Archive

Quotes

Reality is always the foe of famous names.

—Petrarch, 1337

What a heavy burden is a name that has become too famous.

—Voltaire, 1723

Now there is fame! Of all—hunger, misery, the incomprehension by the public—fame is by far the worst. It is the castigation by God of the artist. It is sad. It is true.

—Pablo Picasso, c. 1961

And what will history say of me a thousand years hence?

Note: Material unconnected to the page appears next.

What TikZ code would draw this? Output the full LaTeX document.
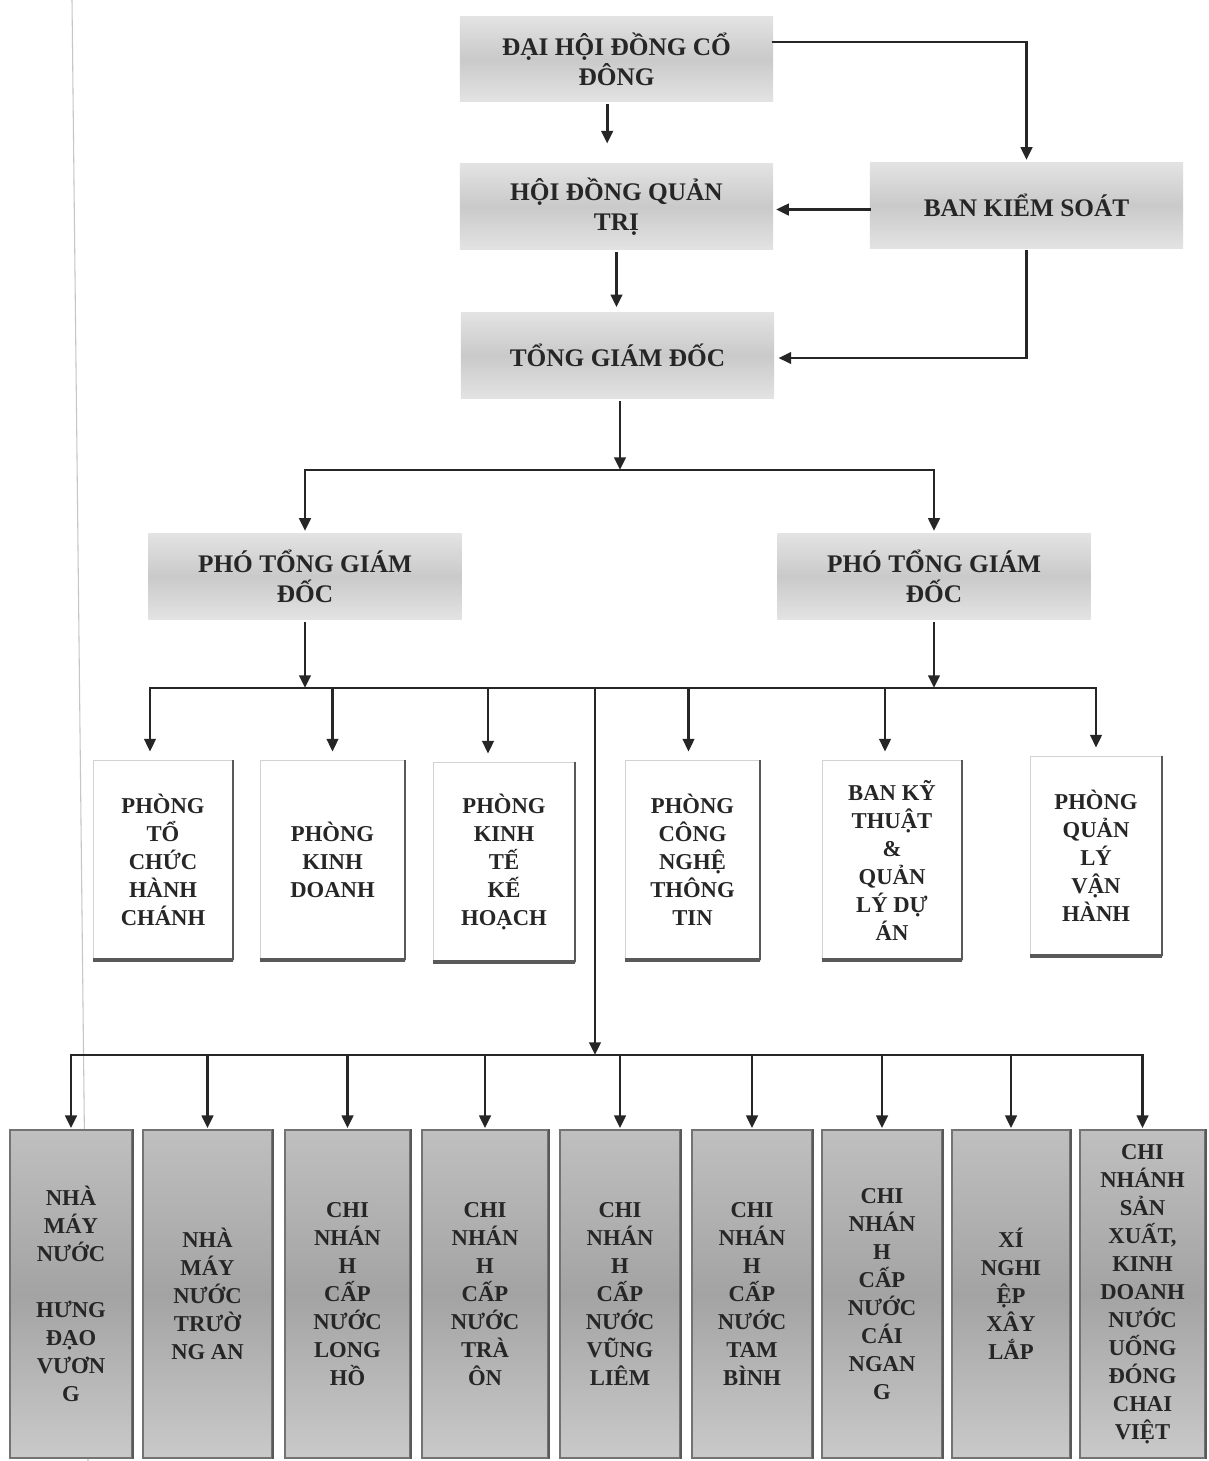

—Marcus Tullius Cicero, 59 BC

We all have a contract with the public—in us they see themselves, or what they would like to be.

—Clark Gable, 1935

I’m afraid of losing my obscurity. Genuineness only thrives in the dark. Like celery.

—Aldous Huxley, 1925

When I do a show, the whole show revolves around me, and if I don’t show up, they can just forget it.

—Ethel Merman, c. 1955

They are trying to make me into a fixed star. I am an irregular planet.

—Martin Luther, c. 1530

I would much rather have men ask why I have no statue than why I have one.

—Cato the Elder, c. 184 BC

Happy is the man who hath never known what it is to taste of fame—to have it is a purgatory, to want it is a hell!

—Edward Bulwer-Lytton, 1843

There lurks in every human heart a desire of distinction which inclines every man first to hope and then to believe that nature has given him something peculiar to himself. 

—Samuel Johnson, 1763

He who treats another human being as divine thereby assigns to himself the relative status of a child or an animal.

—E. R. Dodds, 1951

Fame is no sanctuary from the passing of youth. Suicide is much easier and more acceptable in Hollywood than growing old gracefully.